The latest episode in the Clinton money saga is different from the others because it involves the clear, direct personal enrichment of Hillary Clinton, presidential candidate, by people who have a lot of money at stake in the outcome of government decisions. Her federally required financial disclosure was released to media late Friday, a time government officials and political candidates have long reserved for dumping news they hope will have a short shelf life.
Together, Hillary and Bill Clinton cleared $25 million on the lecture circuit over the last 16 months, according to a Hillary Clinton's personal financial disclosure required of presidential candidates. A lot of the focus will naturally go toward the political argument that Clinton's wealth makes her out of touch. The US has had plenty of good rich presidents and bad rich presidents. What's more important is whether they are able to listen to all of the various interests without being unduly influenced by any of them.
There's a reason government officials can't accept gifts: They tend to have a corrupting effect. True, Hillary Clinton wasn't a government official at the time the money was given. But it is very, very hard to see six-figure speaking fees paid by longtime political boosters with interests before the government — to a woman who has been running for president since the last time she lost — as anything but a gift.
Who gave and gave and gave and lobbied?
Corning's in good company in padding the Clinton family bank account after lobbying the State Department and donating to the foundation. Qualcomm and salesforce.com did that, too. Irwin Jacobs, a founder of Qualcomm, and Marc Benioff, a founder of salesforce.com, also cut $25,000 checks to the now-defunct Ready for Hillary Super PAC. Hillary Clinton spoke to their companies on the same day, October 14, 2014. She collected more than half a million dollars from them that day, adding to the $225,500 salesforce.com had paid her to speak eight months earlier.

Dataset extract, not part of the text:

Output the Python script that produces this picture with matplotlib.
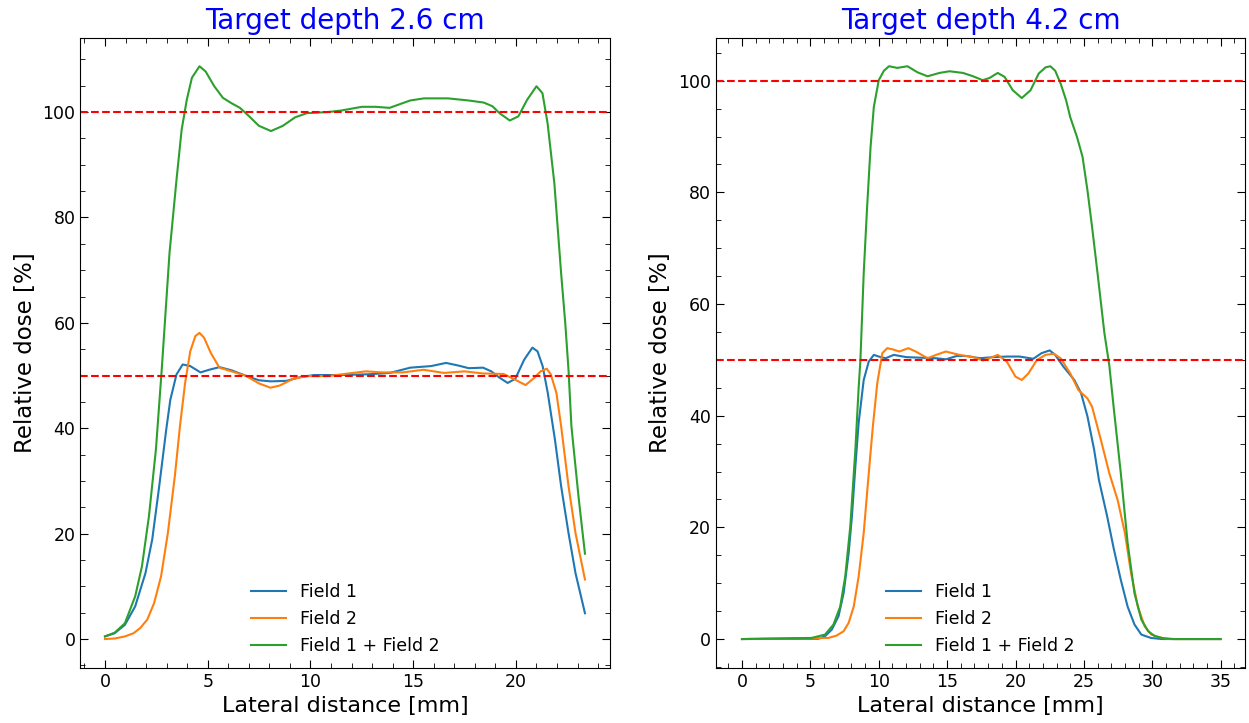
import matplotlib
matplotlib.use("Agg")
import matplotlib.pyplot as plt
from matplotlib.ticker import MultipleLocator

# lateral dose profiles, target depth 2.6 cm
d26_x1 = [0, 0.47, 0.97, 1.47, 1.97, 2.3, 2.64, 2.98, 3.18, 3.48, 3.78, 4.15, 4.65, 5.07, 5.57,
          6.16, 6.83, 7.5, 8.08, 8.84, 9.5, 10.18, 11.5, 12.85, 13.86, 14.86, 15.87, 16.6,
          17.2, 17.7, 18.4, 18.8, 19.2, 19.6, 19.97, 20.4, 20.8, 21.05, 21.3, 21.55, 21.9,
          22.2, 22.56, 22.9, 23.36]
d26_f1 = [0.5, 1.1, 2.7, 6.2, 12.5, 18.9, 29.0, 39.7, 45.4, 50.2, 52.1, 51.8, 50.6, 51.1, 51.6,
          51.0, 50.0, 49.1, 48.9, 49.0, 49.7, 50.1, 50.1, 50.25, 50.5, 51.5, 51.8, 52.4,
          51.9, 51.4, 51.5, 50.8, 49.6, 48.6, 49.4, 53.0, 55.3, 54.6, 51.8, 46.7, 37.8,
          29.0, 20.1, 12.5, 4.9]

d26_x2 = [0, 0.47, 0.97, 1.39, 1.72, 2.06, 2.39, 2.73, 3.06, 3.4, 3.65, 3.9, 4.15, 4.4, 4.6,
          4.82, 5.15, 5.57, 6.16, 6.83, 7.5, 8.05, 8.5, 9.17, 9.84, 10.85, 11.85, 12.7, 13.5,
          14.5, 15.5, 16.5, 17.5, 18.4, 19.4, 19.97, 20.47, 20.9, 21.2, 21.5, 21.7, 21.97,
          22.2, 22.56, 22.9, 23.36]
d26_f2 = [0.0, 0.1, 0.5, 1.1, 2.1, 3.7, 6.8, 11.9, 20.1, 30.9, 40.4, 48.6, 54.6, 57.5, 58.1,
          57.2, 54.3, 51.5, 50.8, 50.0, 48.5, 47.7, 48.1, 49.4, 49.9, 49.9, 50.4, 50.8, 50.6,
          50.6, 51.1, 50.5, 50.8, 50.4, 50.3, 49.2, 48.2, 49.6, 50.8, 51.3, 50.2, 46.7,
          40.4, 29.0, 20.1, 11.3]

d26_xs = [0, 0.47, 0.97, 1.47, 1.8, 2.14, 2.48, 2.76, 3.0, 3.14, 3.48, 3.73, 3.98, 4.23, 4.6,
          4.9, 5.32, 5.74, 6.15, 6.57, 6.99, 7.49, 8.08, 8.66, 9.25, 9.83, 10.84, 11.5, 12.5,
          13.18, 13.85, 14.85, 15.52, 16.7, 17.7, 18.44, 18.86, 19.2, 19.7, 20.12, 20.54,
          21.0, 21.29, 21.54, 21.87, 22.2, 22.4, 22.56, 22.7, 23.06, 23.36]
d26_sum = [0.5, 1.2, 3.0, 8.1, 13.8, 23.3, 36.0, 51.0, 65.0, 73.2, 87.1, 96.6, 102.3, 106.5,
           108.7, 107.7, 104.9, 102.7, 101.7, 100.8, 99.3, 97.4, 96.4, 97.4, 99.0, 99.8,
           100.0, 100.3, 101.0, 101.0, 100.8, 102.2, 102.6, 102.6, 102.2, 101.8, 101.1,
           99.8, 98.4, 99.2, 102.3, 104.9, 103.6, 97.9, 86.5, 69.4, 60.0, 51.0, 40.4, 26.5,
           16.2]

# lateral dose profiles, target depth 4.2 cm
d42_x1 = [0, 5.58, 6.07, 6.57, 7.06, 7.43, 7.8, 8.04, 8.29, 8.53, 8.9, 9.27, 9.64, 10.0, 10.5,
          11.1, 12.0, 13.0, 14.2, 14.9, 15.7, 16.4, 17.4, 18.4, 19.36, 20.3, 21.3, 21.9,
          22.5, 22.9, 23.5, 24.3, 24.8, 25.26, 25.75, 26.1, 26.7, 27.2, 27.7, 28.2, 28.7,
          29.2, 29.9, 30.7, 35.0]
d42_f1 = [0.0, 0.05, 0.5, 1.7, 4.1, 8.2, 15.4, 22.0, 30.9, 38.7, 46.4, 49.7, 50.9, 50.6, 50.3,
          50.9, 50.5, 50.4, 50.3, 50.1, 50.7, 50.7, 50.3, 50.5, 50.6, 50.6, 50.2, 51.2,
          51.7, 50.9, 48.8, 46.4, 44.0, 39.9, 33.9, 28.5, 22.0, 16.0, 10.6, 5.8, 2.6,
          0.8, 0.2, 0.0, 0.0]

d42_x2 = [0, 6.32, 6.9, 7.43, 7.8, 8.17, 8.53, 8.9, 9.27, 9.57, 9.89, 10.26, 10.62, 11.0, 11.5,
          12.17, 12.7, 13.58, 14.2, 14.9, 15.9, 16.9, 17.6, 18.1, 18.7, 19.36, 20.0, 20.46,
          20.95, 21.57, 22.2, 22.8, 23.3, 24.0, 24.6, 25.26, 25.6, 26.24, 26.86, 27.47,
          28.0, 28.45, 28.95, 29.44, 29.93, 30.7, 31.4, 35.0]
d42_f2 = [0.0, 0.2, 0.6, 1.4, 2.9, 5.8, 11.2, 19.0, 29.7, 38.1, 45.8, 51.2, 52.1, 51.9, 51.5,
          52.1, 51.5, 50.3, 50.9, 51.5, 50.9, 50.5, 49.9, 50.3, 50.9, 49.7, 47.0, 46.4,
          47.6, 50.0, 50.9, 51.1, 50.3, 47.6, 44.6, 43.1, 41.6, 35.7, 29.7, 24.9,
          19.0, 11.8, 5.8, 2.3, 0.8, 0.2, 0.0, 0.0]

d42_xs = [0, 5.09, 6.07, 6.69, 7.18, 7.55, 7.92, 8.29, 8.53, 8.66, 8.9, 9.15, 9.4, 9.64, 10.0,
          10.38, 10.75, 11.36, 12.1, 12.84, 13.57, 14.44, 15.17, 16.16, 16.9, 17.6, 18.1,
          18.7, 19.2, 19.8, 20.46, 21.1, 21.7, 22.2, 22.55, 22.9, 23.3, 23.7, 24.0, 24.5,
          24.9, 25.26, 25.6, 26.0, 26.5, 26.86, 27.2, 27.7, 28.2, 28.7, 29.2, 29.7, 30.2,
          30.9, 31.65, 35.0]
d42_sum = [0.0, 0.2, 0.8, 2.6, 5.8, 11.2, 20.2, 33.9, 45.0, 50.0, 65.5, 77.4, 88.1, 95.3,
           100.1, 101.8, 102.6, 102.3, 102.6, 101.5, 100.8, 101.4, 101.7, 101.4, 100.8,
           100.1, 100.5, 101.4, 100.7, 98.3, 96.9, 98.3, 101.3, 102.4, 102.6, 101.8, 99.5,
           96.5, 93.5, 89.9, 86.4, 80.4, 73.8, 65.5, 54.8, 49.0, 41.0, 29.7, 17.2, 8.2,
           3.5, 1.4, 0.5, 0.1, 0.0, 0.0]

titles = ["Target depth 2.6 cm", "Target depth 4.2 cm"]
profiles = [
    (d26_x1, d26_f1, d26_x2, d26_f2, d26_xs, d26_sum),
    (d42_x1, d42_f1, d42_x2, d42_f2, d42_xs, d42_sum),
]
xlims = [(-1.2, 24.57), (-1.92, 36.8)]

fig, axes = plt.subplots(1, 2, figsize=(12.49, 7.23), dpi=100)
fig.subplots_adjust(left=0.0643, right=0.997, bottom=0.0765, top=0.948, wspace=0.2)

for ax, title, prof, xl in zip(axes, titles, profiles, xlims):
    x1, f1, x2, f2, xs, fs = prof
    ax.plot(x1, f1, color="C0", lw=1.5, label="Field 1")
    ax.plot(x2, f2, color="C1", lw=1.5, label="Field 2")
    ax.plot(xs, fs, color="C2", lw=1.5, label="Field 1 + Field 2")
    ax.axhline(100, color="red", ls="--", lw=1.5)
    ax.axhline(50, color="red", ls="--", lw=1.5)
    ax.set_xlim(*xl)
    ax.set_title(title, color="blue", fontsize=20)
    ax.set_xlabel("Lateral distance [mm]", fontsize=16)
    ax.set_ylabel("Relative dose [%]", fontsize=16.5)
    ax.xaxis.set_minor_locator(MultipleLocator(1))
    ax.yaxis.set_minor_locator(MultipleLocator(5))
    ax.tick_params(which="both", direction="in", top=True, right=True, labelsize=12.5)
    ax.tick_params(which="major", length=5.8)
    ax.tick_params(which="minor", length=3.3)
    ax.legend(loc="lower center", frameon=False, fontsize=12.5, borderaxespad=0.35)

plt.savefig("out.png", dpi=100)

And Microsoft, the American Institute of Architects, AT&T, SAP America, Oraclem, and Telefonica all paid Bill Clinton six-figure sums to speak as Hillary laid the groundwork for her presidential campaign.
And that list, which includes Clinton Foundation donors, is hardly the end of it. There's a solid set of companies and associations that had nothing to do with the foundation but lobbied State while Clinton was there and then paid for her to speak to them. Xerox, the Biotechnology Industry Organization, and the Institute of Scrap Recycling Industries, in addition to Corning, all lobbied Clinton's department on trade matters and then invited her to earn an easy check.
By this point, most Clinton allies wish they had a button so they didn't have to go to the trouble of rolling their eyes at each new Clinton money story. The knee-jerk eye-roll response to the latest disclosure will be that there's nothing new to see here. But there's something very important to see that is different from the past stories. This time, it's about Hillary Clinton having her pockets lined by the very people who seek to influence her. Not in some metaphorical sense. She's literally being paid by them.
That storyline should be no less shocking for the fact that it is no longer surprising. The skimpy fig leaf of timing, that the speeches were paid for when she was between government gigs, would leave Adam blushing. And while most Democrats will shrug it off — or at least pretend to — it's the kind of behavior voters should take into account when considering whether they want to give a candidate the unparalleled power of the presidency. It goes to the most important, hardest-to-predict characteristic in a president: judgment.